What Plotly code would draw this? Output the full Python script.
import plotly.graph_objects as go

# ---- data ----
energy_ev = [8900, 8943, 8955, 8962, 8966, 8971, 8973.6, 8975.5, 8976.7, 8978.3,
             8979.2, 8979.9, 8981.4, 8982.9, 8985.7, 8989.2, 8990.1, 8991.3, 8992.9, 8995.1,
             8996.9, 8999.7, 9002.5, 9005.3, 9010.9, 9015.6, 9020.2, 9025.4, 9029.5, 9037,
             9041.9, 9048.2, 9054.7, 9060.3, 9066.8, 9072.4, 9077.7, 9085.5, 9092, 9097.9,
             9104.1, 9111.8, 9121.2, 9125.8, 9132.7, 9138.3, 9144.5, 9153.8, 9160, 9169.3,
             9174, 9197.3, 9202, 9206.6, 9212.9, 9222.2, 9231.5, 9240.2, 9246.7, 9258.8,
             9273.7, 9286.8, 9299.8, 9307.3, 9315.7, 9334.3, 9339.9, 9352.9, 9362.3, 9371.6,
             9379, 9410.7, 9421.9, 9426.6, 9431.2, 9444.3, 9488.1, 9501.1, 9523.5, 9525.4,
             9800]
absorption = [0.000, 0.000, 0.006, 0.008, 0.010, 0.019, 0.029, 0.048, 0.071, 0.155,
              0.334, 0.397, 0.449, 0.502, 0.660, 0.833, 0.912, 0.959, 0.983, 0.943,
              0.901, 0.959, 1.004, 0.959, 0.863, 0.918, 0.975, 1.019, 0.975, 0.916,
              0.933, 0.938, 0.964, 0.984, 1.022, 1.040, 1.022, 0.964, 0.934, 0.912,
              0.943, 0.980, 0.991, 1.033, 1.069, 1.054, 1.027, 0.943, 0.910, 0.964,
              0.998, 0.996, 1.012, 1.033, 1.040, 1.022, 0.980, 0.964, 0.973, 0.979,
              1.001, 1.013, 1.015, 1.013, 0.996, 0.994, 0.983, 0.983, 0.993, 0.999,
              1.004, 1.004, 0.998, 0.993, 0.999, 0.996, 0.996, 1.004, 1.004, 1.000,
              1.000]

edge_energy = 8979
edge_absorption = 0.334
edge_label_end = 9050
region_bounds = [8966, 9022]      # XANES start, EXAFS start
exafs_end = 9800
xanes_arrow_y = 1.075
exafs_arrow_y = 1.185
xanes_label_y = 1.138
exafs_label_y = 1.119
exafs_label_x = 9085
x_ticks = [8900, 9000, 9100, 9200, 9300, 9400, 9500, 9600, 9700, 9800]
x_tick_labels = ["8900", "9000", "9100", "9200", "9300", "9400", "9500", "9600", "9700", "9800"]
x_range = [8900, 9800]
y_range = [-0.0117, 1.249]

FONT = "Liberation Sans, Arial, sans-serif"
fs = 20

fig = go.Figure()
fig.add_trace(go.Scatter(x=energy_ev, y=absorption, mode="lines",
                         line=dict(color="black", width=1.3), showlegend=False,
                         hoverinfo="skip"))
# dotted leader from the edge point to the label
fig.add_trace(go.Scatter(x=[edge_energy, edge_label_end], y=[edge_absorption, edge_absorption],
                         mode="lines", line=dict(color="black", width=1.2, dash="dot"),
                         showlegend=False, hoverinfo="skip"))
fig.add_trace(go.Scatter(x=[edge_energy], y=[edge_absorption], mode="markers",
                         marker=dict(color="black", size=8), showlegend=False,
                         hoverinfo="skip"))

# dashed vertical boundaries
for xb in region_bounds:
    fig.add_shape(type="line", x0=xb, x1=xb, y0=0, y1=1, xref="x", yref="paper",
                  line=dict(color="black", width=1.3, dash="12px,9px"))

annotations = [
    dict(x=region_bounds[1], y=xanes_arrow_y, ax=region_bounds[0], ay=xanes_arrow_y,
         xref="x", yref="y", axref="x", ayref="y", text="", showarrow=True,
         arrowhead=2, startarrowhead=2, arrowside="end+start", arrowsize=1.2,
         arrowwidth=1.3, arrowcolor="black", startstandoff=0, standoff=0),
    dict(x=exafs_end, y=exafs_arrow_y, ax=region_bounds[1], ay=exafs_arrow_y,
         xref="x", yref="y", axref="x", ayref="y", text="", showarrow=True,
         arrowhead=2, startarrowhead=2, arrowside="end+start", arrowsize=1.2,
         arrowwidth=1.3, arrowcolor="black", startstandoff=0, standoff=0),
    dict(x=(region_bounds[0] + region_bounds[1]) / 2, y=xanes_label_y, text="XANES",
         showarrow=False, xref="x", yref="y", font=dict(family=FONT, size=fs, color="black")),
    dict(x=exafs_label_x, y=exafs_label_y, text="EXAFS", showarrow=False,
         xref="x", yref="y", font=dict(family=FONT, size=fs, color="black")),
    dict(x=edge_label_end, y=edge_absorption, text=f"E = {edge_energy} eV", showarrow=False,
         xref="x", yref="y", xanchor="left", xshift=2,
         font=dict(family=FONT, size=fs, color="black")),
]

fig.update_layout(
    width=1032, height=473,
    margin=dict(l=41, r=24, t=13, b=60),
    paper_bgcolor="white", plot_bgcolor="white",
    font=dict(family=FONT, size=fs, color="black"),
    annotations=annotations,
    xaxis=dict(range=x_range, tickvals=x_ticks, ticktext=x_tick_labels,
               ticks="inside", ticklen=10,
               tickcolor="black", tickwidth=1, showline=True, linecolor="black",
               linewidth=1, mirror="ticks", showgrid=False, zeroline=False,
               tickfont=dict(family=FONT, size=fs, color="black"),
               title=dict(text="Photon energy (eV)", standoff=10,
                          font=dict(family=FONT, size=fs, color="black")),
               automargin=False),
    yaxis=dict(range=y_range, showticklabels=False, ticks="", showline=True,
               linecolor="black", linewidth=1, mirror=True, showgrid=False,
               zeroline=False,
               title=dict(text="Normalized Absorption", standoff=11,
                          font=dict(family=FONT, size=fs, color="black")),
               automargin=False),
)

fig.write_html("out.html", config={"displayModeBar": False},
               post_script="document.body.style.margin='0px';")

**DESCRIPTION OF THE TASK**
Restate the whole listing exactly, leaving out nothing.

**WORKED ANSWER**
What Plotly code would draw this? Output the full Python script.
import plotly.graph_objects as go

# ---- data ----
energy_ev = [8900, 8943, 8955, 8962, 8966, 8971, 8973.6, 8975.5, 8976.7, 8978.3,
             8979.2, 8979.9, 8981.4, 8982.9, 8985.7, 8989.2, 8990.1, 8991.3, 8992.9, 8995.1,
             8996.9, 8999.7, 9002.5, 9005.3, 9010.9, 9015.6, 9020.2, 9025.4, 9029.5, 9037,
             9041.9, 9048.2, 9054.7, 9060.3, 9066.8, 9072.4, 9077.7, 9085.5, 9092, 9097.9,
             9104.1, 9111.8, 9121.2, 9125.8, 9132.7, 9138.3, 9144.5, 9153.8, 9160, 9169.3,
             9174, 9197.3, 9202, 9206.6, 9212.9, 9222.2, 9231.5, 9240.2, 9246.7, 9258.8,
             9273.7, 9286.8, 9299.8, 9307.3, 9315.7, 9334.3, 9339.9, 9352.9, 9362.3, 9371.6,
             9379, 9410.7, 9421.9, 9426.6, 9431.2, 9444.3, 9488.1, 9501.1, 9523.5, 9525.4,
             9800]
absorption = [0.000, 0.000, 0.006, 0.008, 0.010, 0.019, 0.029, 0.048, 0.071, 0.155,
              0.334, 0.397, 0.449, 0.502, 0.660, 0.833, 0.912, 0.959, 0.983, 0.943,
              0.901, 0.959, 1.004, 0.959, 0.863, 0.918, 0.975, 1.019, 0.975, 0.916,
              0.933, 0.938, 0.964, 0.984, 1.022, 1.040, 1.022, 0.964, 0.934, 0.912,
              0.943, 0.980, 0.991, 1.033, 1.069, 1.054, 1.027, 0.943, 0.910, 0.964,
              0.998, 0.996, 1.012, 1.033, 1.040, 1.022, 0.980, 0.964, 0.973, 0.979,
              1.001, 1.013, 1.015, 1.013, 0.996, 0.994, 0.983, 0.983, 0.993, 0.999,
              1.004, 1.004, 0.998, 0.993, 0.999, 0.996, 0.996, 1.004, 1.004, 1.000,
              1.000]

edge_energy = 8979
edge_absorption = 0.334
edge_label_end = 9050
region_bounds = [8966, 9022]      # XANES start, EXAFS start
exafs_end = 9800
xanes_arrow_y = 1.075
exafs_arrow_y = 1.185
xanes_label_y = 1.138
exafs_label_y = 1.119
exafs_label_x = 9085
x_ticks = [8900, 9000, 9100, 9200, 9300, 9400, 9500, 9600, 9700, 9800]
x_tick_labels = ["8900", "9000", "9100", "9200", "9300", "9400", "9500", "9600", "9700", "9800"]
x_range = [8900, 9800]
y_range = [-0.0117, 1.249]

FONT = "Liberation Sans, Arial, sans-serif"
fs = 20

fig = go.Figure()
fig.add_trace(go.Scatter(x=energy_ev, y=absorption, mode="lines",
                         line=dict(color="black", width=1.3), showlegend=False,
                         hoverinfo="skip"))
# dotted leader from the edge point to the label
fig.add_trace(go.Scatter(x=[edge_energy, edge_label_end], y=[edge_absorption, edge_absorption],
                         mode="lines", line=dict(color="black", width=1.2, dash="dot"),
                         showlegend=False, hoverinfo="skip"))
fig.add_trace(go.Scatter(x=[edge_energy], y=[edge_absorption], mode="markers",
                         marker=dict(color="black", size=8), showlegend=False,
                         hoverinfo="skip"))

# dashed vertical boundaries
for xb in region_bounds:
    fig.add_shape(type="line", x0=xb, x1=xb, y0=0, y1=1, xref="x", yref="paper",
                  line=dict(color="black", width=1.3, dash="12px,9px"))

annotations = [
    dict(x=region_bounds[1], y=xanes_arrow_y, ax=region_bounds[0], ay=xanes_arrow_y,
         xref="x", yref="y", axref="x", ayref="y", text="", showarrow=True,
         arrowhead=2, startarrowhead=2, arrowside="end+start", arrowsize=1.2,
         arrowwidth=1.3, arrowcolor="black", startstandoff=0, standoff=0),
    dict(x=exafs_end, y=exafs_arrow_y, ax=region_bounds[1], ay=exafs_arrow_y,
         xref="x", yref="y", axref="x", ayref="y", text="", showarrow=True,
         arrowhead=2, startarrowhead=2, arrowside="end+start", arrowsize=1.2,
         arrowwidth=1.3, arrowcolor="black", startstandoff=0, standoff=0),
    dict(x=(region_bounds[0] + region_bounds[1]) / 2, y=xanes_label_y, text="XANES",
         showarrow=False, xref="x", yref="y", font=dict(family=FONT, size=fs, color="black")),
    dict(x=exafs_label_x, y=exafs_label_y, text="EXAFS", showarrow=False,
         xref="x", yref="y", font=dict(family=FONT, size=fs, color="black")),
    dict(x=edge_label_end, y=edge_absorption, text=f"E = {edge_energy} eV", showarrow=False,
         xref="x", yref="y", xanchor="left", xshift=2,
         font=dict(family=FONT, size=fs, color="black")),
]

fig.update_layout(
    width=1032, height=473,
    margin=dict(l=41, r=24, t=13, b=60),
    paper_bgcolor="white", plot_bgcolor="white",
    font=dict(family=FONT, size=fs, color="black"),
    annotations=annotations,
    xaxis=dict(range=x_range, tickvals=x_ticks, ticktext=x_tick_labels,
               ticks="inside", ticklen=10,
               tickcolor="black", tickwidth=1, showline=True, linecolor="black",
               linewidth=1, mirror="ticks", showgrid=False, zeroline=False,
               tickfont=dict(family=FONT, size=fs, color="black"),
               title=dict(text="Photon energy (eV)", standoff=10,
                          font=dict(family=FONT, size=fs, color="black")),
               automargin=False),
    yaxis=dict(range=y_range, showticklabels=False, ticks="", showline=True,
               linecolor="black", linewidth=1, mirror=True, showgrid=False,
               zeroline=False,
               title=dict(text="Normalized Absorption", standoff=11,
                          font=dict(family=FONT, size=fs, color="black")),
               automargin=False),
)

fig.write_html("out.html", config={"displayModeBar": False},
               post_script="document.body.style.margin='0px';")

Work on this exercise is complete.